• [Short exercise]: Reproduce all the lines below exactly and omit the images.

• [Given information]:

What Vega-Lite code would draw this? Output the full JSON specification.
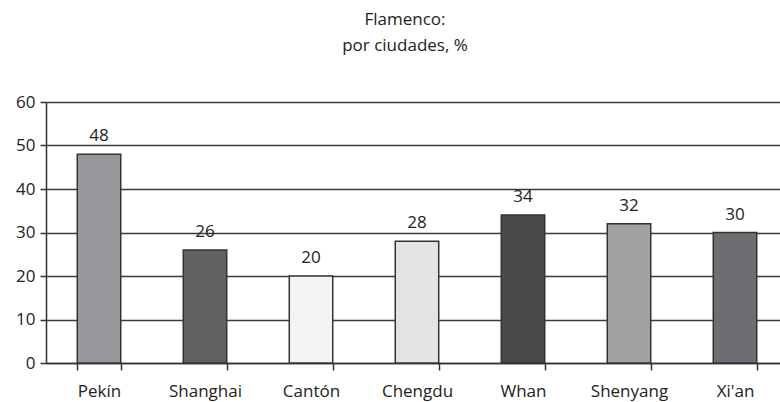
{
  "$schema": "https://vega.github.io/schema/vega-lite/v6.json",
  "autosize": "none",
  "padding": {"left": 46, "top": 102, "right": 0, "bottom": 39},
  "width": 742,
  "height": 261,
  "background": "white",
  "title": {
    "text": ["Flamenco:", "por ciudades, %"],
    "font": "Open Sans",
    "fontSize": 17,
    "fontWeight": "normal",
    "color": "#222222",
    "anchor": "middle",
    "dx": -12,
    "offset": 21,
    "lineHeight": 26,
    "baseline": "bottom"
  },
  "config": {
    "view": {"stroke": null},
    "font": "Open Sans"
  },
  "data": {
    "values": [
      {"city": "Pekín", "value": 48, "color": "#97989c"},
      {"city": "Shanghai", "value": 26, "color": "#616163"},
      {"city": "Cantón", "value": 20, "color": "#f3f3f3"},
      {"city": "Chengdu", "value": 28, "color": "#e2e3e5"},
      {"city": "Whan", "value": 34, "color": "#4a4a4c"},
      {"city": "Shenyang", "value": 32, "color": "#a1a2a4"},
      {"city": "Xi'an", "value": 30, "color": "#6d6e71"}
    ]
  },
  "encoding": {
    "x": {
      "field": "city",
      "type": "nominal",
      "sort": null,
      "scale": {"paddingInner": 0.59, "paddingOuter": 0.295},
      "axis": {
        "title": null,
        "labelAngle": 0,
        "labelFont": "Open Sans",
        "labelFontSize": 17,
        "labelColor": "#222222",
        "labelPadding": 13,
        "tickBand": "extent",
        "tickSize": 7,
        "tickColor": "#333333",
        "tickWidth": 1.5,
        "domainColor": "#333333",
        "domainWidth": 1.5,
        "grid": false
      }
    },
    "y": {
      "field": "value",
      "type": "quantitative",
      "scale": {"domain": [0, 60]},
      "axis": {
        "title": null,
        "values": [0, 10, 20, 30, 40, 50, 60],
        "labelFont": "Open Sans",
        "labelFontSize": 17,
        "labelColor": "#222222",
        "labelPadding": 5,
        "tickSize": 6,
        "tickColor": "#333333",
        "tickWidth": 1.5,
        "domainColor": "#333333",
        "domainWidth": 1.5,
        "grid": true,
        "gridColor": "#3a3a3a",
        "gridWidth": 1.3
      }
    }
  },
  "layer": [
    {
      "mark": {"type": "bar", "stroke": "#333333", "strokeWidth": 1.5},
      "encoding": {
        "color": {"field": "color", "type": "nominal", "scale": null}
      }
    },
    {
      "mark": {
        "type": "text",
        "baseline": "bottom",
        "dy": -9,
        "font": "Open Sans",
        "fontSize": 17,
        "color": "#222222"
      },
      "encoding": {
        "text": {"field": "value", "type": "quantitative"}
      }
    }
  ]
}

• [Response to this task]:
What Vega-Lite code would draw this? Output the full JSON specification.
{
  "$schema": "https://vega.github.io/schema/vega-lite/v6.json",
  "autosize": "none",
  "padding": {"left": 46, "top": 102, "right": 0, "bottom": 39},
  "width": 742,
  "height": 261,
  "background": "white",
  "title": {
    "text": ["Flamenco:", "por ciudades, %"],
    "font": "Open Sans",
    "fontSize": 17,
    "fontWeight": "normal",
    "color": "#222222",
    "anchor": "middle",
    "dx": -12,
    "offset": 21,
    "lineHeight": 26,
    "baseline": "bottom"
  },
  "config": {
    "view": {"stroke": null},
    "font": "Open Sans"
  },
  "data": {
    "values": [
      {"city": "Pekín", "value": 48, "color": "#97989c"},
      {"city": "Shanghai", "value": 26, "color": "#616163"},
      {"city": "Cantón", "value": 20, "color": "#f3f3f3"},
      {"city": "Chengdu", "value": 28, "color": "#e2e3e5"},
      {"city": "Whan", "value": 34, "color": "#4a4a4c"},
      {"city": "Shenyang", "value": 32, "color": "#a1a2a4"},
      {"city": "Xi'an", "value": 30, "color": "#6d6e71"}
    ]
  },
  "encoding": {
    "x": {
      "field": "city",
      "type": "nominal",
      "sort": null,
      "scale": {"paddingInner": 0.59, "paddingOuter": 0.295},
      "axis": {
        "title": null,
        "labelAngle": 0,
        "labelFont": "Open Sans",
        "labelFontSize": 17,
        "labelColor": "#222222",
        "labelPadding": 13,
        "tickBand": "extent",
        "tickSize": 7,
        "tickColor": "#333333",
        "tickWidth": 1.5,
        "domainColor": "#333333",
        "domainWidth": 1.5,
        "grid": false
      }
    },
    "y": {
      "field": "value",
      "type": "quantitative",
      "scale": {"domain": [0, 60]},
      "axis": {
        "title": null,
        "values": [0, 10, 20, 30, 40, 50, 60],
        "labelFont": "Open Sans",
        "labelFontSize": 17,
        "labelColor": "#222222",
        "labelPadding": 5,
        "tickSize": 6,
        "tickColor": "#333333",
        "tickWidth": 1.5,
        "domainColor": "#333333",
        "domainWidth": 1.5,
        "grid": true,
        "gridColor": "#3a3a3a",
        "gridWidth": 1.3
      }
    }
  },
  "layer": [
    {
      "mark": {"type": "bar", "stroke": "#333333", "strokeWidth": 1.5},
      "encoding": {
        "color": {"field": "color", "type": "nominal", "scale": null}
      }
    },
    {
      "mark": {
        "type": "text",
        "baseline": "bottom",
        "dy": -9,
        "font": "Open Sans",
        "fontSize": 17,
        "color": "#222222"
      },
      "encoding": {
        "text": {"field": "value", "type": "quantitative"}
      }
    }
  ]
}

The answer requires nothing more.